Before barging in with new restrictions, regulators should take a deep breath and count to 10.
Online lenders tout themselves as the new way for consumers and small businesses to borrow in the 21st century. Most of these borrowers currently use bank loans and credit cards for their borrowing needs. But bank loans can be very hard to get, especially when the economy is shaky. The only way to get a bank loan, the joke goes, is to show you don’t need it. Credit cards are much easier to come by, but their interest rates are often sky-high.
Enter Lending Club and its competitors—such as Prosper Marketplace and SoFi in California and Zopa and RateSetter in London. Online lenders play matchmaker between investors and borrowers, sidestepping the traditional borrowing process altogether. Loan applicants need only go to a website and fill out a simple form. The money comes from investors who are attracted by the opportunity to earn a fairly generous return.

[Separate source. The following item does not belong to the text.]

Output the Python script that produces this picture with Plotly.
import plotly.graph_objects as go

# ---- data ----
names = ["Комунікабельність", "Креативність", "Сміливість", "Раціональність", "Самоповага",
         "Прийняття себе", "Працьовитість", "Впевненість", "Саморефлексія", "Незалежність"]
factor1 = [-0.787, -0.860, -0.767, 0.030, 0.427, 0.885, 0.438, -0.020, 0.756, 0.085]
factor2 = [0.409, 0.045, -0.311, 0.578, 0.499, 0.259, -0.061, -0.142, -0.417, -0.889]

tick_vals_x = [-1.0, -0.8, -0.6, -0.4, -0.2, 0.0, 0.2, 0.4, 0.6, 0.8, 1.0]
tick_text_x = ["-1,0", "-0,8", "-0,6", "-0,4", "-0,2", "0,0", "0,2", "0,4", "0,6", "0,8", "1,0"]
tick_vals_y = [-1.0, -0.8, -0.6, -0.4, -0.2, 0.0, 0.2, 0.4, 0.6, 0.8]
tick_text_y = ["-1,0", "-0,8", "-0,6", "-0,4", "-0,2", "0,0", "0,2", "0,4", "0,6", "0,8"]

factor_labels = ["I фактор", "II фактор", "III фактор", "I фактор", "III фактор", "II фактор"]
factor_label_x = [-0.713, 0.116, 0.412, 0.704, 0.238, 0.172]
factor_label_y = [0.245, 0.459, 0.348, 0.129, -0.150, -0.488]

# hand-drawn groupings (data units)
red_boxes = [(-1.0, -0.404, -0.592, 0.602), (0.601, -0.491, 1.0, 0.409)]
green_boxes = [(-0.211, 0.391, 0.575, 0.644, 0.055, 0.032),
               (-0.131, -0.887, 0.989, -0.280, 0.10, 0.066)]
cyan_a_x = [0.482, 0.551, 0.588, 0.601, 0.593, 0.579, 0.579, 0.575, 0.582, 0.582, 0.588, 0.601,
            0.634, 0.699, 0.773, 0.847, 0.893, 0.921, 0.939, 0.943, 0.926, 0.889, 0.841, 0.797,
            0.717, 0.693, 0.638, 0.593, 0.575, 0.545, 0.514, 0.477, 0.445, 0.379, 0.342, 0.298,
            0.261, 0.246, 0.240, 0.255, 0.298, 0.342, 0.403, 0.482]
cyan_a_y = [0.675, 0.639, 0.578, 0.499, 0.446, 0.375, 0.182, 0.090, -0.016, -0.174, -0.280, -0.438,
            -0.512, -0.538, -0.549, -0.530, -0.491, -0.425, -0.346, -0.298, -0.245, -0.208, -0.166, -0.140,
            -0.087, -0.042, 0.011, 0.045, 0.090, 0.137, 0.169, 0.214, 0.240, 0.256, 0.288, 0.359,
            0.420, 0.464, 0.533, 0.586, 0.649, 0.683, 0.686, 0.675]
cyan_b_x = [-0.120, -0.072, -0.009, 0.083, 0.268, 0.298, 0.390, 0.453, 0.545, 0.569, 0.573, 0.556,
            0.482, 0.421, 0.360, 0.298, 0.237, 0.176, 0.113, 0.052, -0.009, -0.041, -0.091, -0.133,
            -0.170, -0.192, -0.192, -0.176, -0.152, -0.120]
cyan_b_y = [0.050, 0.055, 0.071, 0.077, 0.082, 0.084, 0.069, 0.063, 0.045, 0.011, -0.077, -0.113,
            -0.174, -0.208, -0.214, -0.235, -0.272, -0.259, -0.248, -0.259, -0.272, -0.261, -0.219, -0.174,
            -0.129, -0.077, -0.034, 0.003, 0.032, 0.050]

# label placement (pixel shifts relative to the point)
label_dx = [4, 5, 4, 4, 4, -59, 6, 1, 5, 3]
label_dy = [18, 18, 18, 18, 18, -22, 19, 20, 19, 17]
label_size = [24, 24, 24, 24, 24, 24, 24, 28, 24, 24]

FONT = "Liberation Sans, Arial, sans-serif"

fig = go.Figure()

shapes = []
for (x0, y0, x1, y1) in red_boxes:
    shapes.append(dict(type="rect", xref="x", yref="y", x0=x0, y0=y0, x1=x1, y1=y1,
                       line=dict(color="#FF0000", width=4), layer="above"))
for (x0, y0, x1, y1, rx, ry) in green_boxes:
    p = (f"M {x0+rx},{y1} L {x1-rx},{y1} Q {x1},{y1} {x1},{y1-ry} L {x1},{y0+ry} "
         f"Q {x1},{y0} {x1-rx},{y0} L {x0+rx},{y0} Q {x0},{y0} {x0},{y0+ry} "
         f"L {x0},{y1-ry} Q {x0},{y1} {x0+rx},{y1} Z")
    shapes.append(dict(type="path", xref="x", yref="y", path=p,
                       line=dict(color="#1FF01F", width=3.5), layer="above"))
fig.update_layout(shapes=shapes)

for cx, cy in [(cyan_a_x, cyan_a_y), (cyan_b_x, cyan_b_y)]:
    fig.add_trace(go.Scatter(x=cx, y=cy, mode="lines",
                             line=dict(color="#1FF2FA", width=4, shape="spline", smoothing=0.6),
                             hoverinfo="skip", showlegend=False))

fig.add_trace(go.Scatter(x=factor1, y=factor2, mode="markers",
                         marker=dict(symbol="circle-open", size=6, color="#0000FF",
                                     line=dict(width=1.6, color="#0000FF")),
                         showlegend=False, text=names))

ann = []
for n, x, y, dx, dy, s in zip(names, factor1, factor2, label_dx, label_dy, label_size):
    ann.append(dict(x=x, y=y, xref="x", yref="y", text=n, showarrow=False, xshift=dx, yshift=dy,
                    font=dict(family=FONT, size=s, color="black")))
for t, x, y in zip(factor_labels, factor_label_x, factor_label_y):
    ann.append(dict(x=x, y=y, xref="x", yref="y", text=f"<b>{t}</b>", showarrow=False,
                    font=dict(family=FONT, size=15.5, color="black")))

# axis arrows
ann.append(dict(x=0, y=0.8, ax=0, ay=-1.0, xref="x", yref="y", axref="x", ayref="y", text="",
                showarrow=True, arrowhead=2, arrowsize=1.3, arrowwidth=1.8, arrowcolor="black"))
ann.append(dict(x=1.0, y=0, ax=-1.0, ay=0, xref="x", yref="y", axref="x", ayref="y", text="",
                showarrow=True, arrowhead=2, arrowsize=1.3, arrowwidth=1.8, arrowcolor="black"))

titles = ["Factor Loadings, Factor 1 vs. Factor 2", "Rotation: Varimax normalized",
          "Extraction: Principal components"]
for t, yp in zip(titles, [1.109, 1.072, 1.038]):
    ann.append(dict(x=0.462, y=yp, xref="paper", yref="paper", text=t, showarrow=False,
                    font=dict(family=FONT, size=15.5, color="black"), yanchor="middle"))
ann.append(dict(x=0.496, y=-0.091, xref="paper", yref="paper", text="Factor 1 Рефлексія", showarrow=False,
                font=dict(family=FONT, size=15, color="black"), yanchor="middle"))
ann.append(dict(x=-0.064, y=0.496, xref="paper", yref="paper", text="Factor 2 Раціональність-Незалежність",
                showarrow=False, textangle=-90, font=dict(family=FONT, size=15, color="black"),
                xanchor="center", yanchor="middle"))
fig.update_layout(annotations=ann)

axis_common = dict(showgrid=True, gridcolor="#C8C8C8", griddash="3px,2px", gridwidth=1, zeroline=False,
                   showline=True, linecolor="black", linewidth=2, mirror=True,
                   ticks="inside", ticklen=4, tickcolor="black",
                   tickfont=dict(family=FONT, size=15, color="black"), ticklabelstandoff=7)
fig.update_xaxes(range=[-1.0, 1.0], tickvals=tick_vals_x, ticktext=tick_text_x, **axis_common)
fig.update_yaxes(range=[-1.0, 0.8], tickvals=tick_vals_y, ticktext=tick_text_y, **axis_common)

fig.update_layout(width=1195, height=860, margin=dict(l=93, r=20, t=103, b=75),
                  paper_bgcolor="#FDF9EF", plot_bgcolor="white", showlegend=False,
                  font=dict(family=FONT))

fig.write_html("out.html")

The original idea was for ordinary people to make loans to other ordinary people. That’s why it’s often called “peer-to-peer” lending. In reality, hedge funds and other sophisticated players provide most of the funding, so some now call it “marketplace lending.”
Even for those of us who think online lending is a clever and important innovation, there’s something worryingly familiar about the business model. Online lenders like to compare themselves to Uber, Amazon, and other disruptive innovations that have lowered costs for consumers. But the business model also looks a little like the rush to make loans to anyone and everyone that occurred during the housing bubble before the Great Recession.
Lending Club’s current crisis is a warning sign. The company has grown rapidly—according to its website, it had funded $18.7 billion in loans as of the end of March, including $2.7 billion last quarter alone. Lending Club apparently misrepresented the quality of $22 million in loans that it sold to the investment bank Jefferies. The Justice Department has now opened an investigation. Perhaps this was isolated misbehavior, but it could signal deeper problems.
It would be a mistake, though, to smother the industry with new regulations. Online lending provides valuable competition for bank loans and credit cards, and thus fills an important niche.
A new study co-authored by Columbia Law School professor Robert J. Jackson Jr. shows just how quickly heavy-handed intervention could leave its mark. After the U.S. Court of Appeals held last year that loans made in New York, Vermont, and Connecticut are subject to those states’ interest rate restrictions, rather than to the laws of the lenders’ home states, online lenders immediately started acting like banks. Borrowers with high credit scores could still get a loan, but the interest rate restrictions prevented the online lenders from charging higher interest rates to riskier borrowers, so the lenders stopped making those loans.
Online lending isn’t likely to disappear. The simplified process makes too much sense, and it draws on technology younger Americans have grown up with.
But its immediate future may depend on Lending Club’s response to its scandal. If Lending Club comes clean, and imposes stricter oversight of its lending process, perhaps regulators will be dissuaded from micromanaging the industry. If not, the most exciting recent innovation in lending may soon lose its luster.